Also available on: Nintendo Wii, PlayStation 3
Developer: Ubisoft Paris
Genre: Rhythm action
Just Dance 3 is the first game in the series to go multiplatform and is exactly the sort of title Microsoft and Sony were dreaming about when they jumped on board the motion control movement. The franchise has sold millions on the Wii, spending week upon week at the top of Nintendo's chart during the first half of 2011. Having already seen what Dance Central 2 can do with the Kinect sensor, it's now time to see whether Just Dance 3 can match the Harmonix hit move for move.
It's pretty clear as soon as the dancing begins that Just Dance 3 is less bothered about providing an actual dancing simulation than it is with offering a full-blown party experience. This is the John Sergeant of the virtual dancing genre (or Chaz Bono for US fans). Its timing is way off, the moves are all wrong, but it's fabulously funny, enormously entertaining and hugely popular.
For starters, the scoring system is incredibly generous. The game rewards players for attempts and near-misses and rarely punishes mistakes. Take the standard sideways hand-clap, for example. In Dance Central 2 this can actually be a tricky move to pull off. It's not difficult to see what to do, but ensuring that all required body parts are in sync and that the timing is right does require practice. Just Dance 3, on the other hand, awards points on the basis that players are moving in any particular direction and clapping at roughly the correct time.
If this was an instrument-based rhythm action game like Guitar Hero, the lack of timing would be a massive issue, as mistimed strums or beats would sound terrible. In a dancing game such as this, however, we much prefer the approximation. Instead of stiffly copying dance moves and routines, players are encouraged to loosen up and have fun, which is fine by us.

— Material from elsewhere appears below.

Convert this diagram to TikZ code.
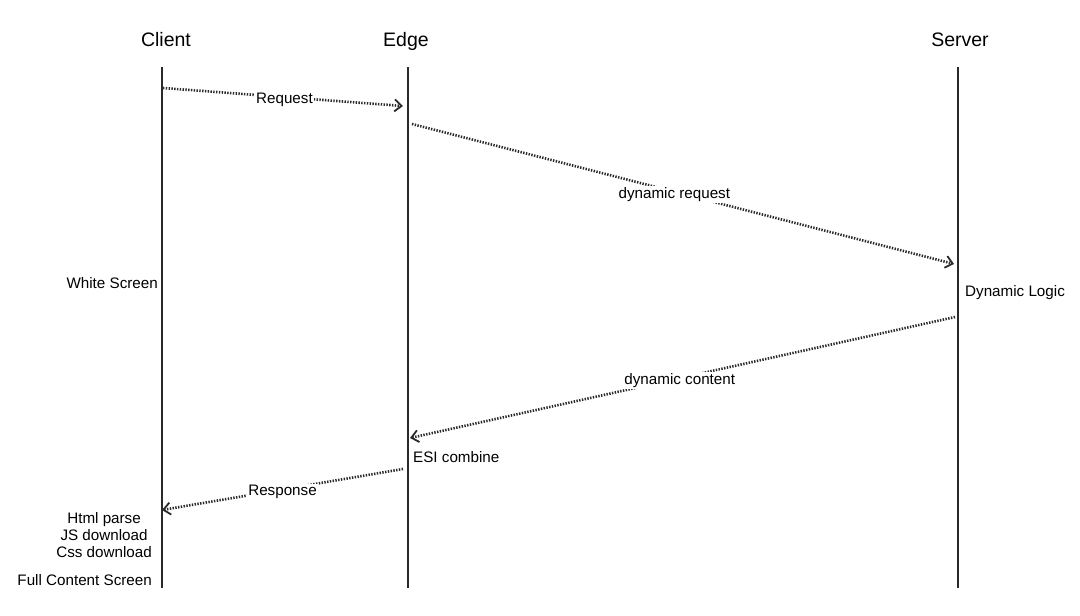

Of course, harder difficulties naturally provide a much greater challenge, requiring players to more accurately mimic what is happening on screen. Players are awarded a grade for each move, ranging from bad to perfect, all the while earning stars to unlock new dances and playlists. It's not the deepest single-player offering, but the plentiful supply of unlockable content does provide an incentive to keep playing.
The presentation, meanwhile, is lively, loud and attractive, featuring the same neon-based on-screen avatars as past games, who, oddly enough, appear to have more personality than any of the irritating characters from Dance Central 2. Each song features a different character, from the TV-headed dancer in 'Video Killed The Radio Star' to the sweat band-sporting '80s girl featured in The Pointer Sisters' hit 'I'm So Excited'.
And speaking of songs, the soundtrack is choc-full full of sing-along tracks from every genre imaginable. Rock, pop, R&B, dance, trance, hip-hop and rave are all there, not to mention a little reggae and funk for the smoother movers among you. We had a blast doing the robot to Daft Punk's classic 'Da Funk' before moving on to the '80s aerobic routine in Banarama's 'Venus'.
Songs such as Kiss hit 'I Was Made For Loving You' also feature multiplayer dance routines, enabling up to four players (depending on the song) to play as one of the on-screen avatars. Choose the singer, for example, and you'll be on your knees clenching fists, while the guitarist is hopping across the screen, playing air guitar like AC/DC's Angus Young. It's a genuinely funny and at times deeply embarrassing multiplayer experience, and we loved every minute of it.
Xbox 360 owners can also use the Kinect camera to record their very own David Brent-inspired routines. The footage taken from recordings looks fantastic, but can be tricky to replicate during playback, and even harder to conquer when dancing to guest's routines. It's a novel way to use the camera, however, and will hopefully be fleshed out in future instalments.
Just Dance 3 isn't as polished as Dance Central 2 and it doesn't have the heritage and history that comes with Michael Jackson: The Experience, but that doesn't mean it's not just as much fun. It may not be brimming with game modes and it probably won't improve your dancing skills, but Just Dance 3 does guarantee a good time, especially with friends and family.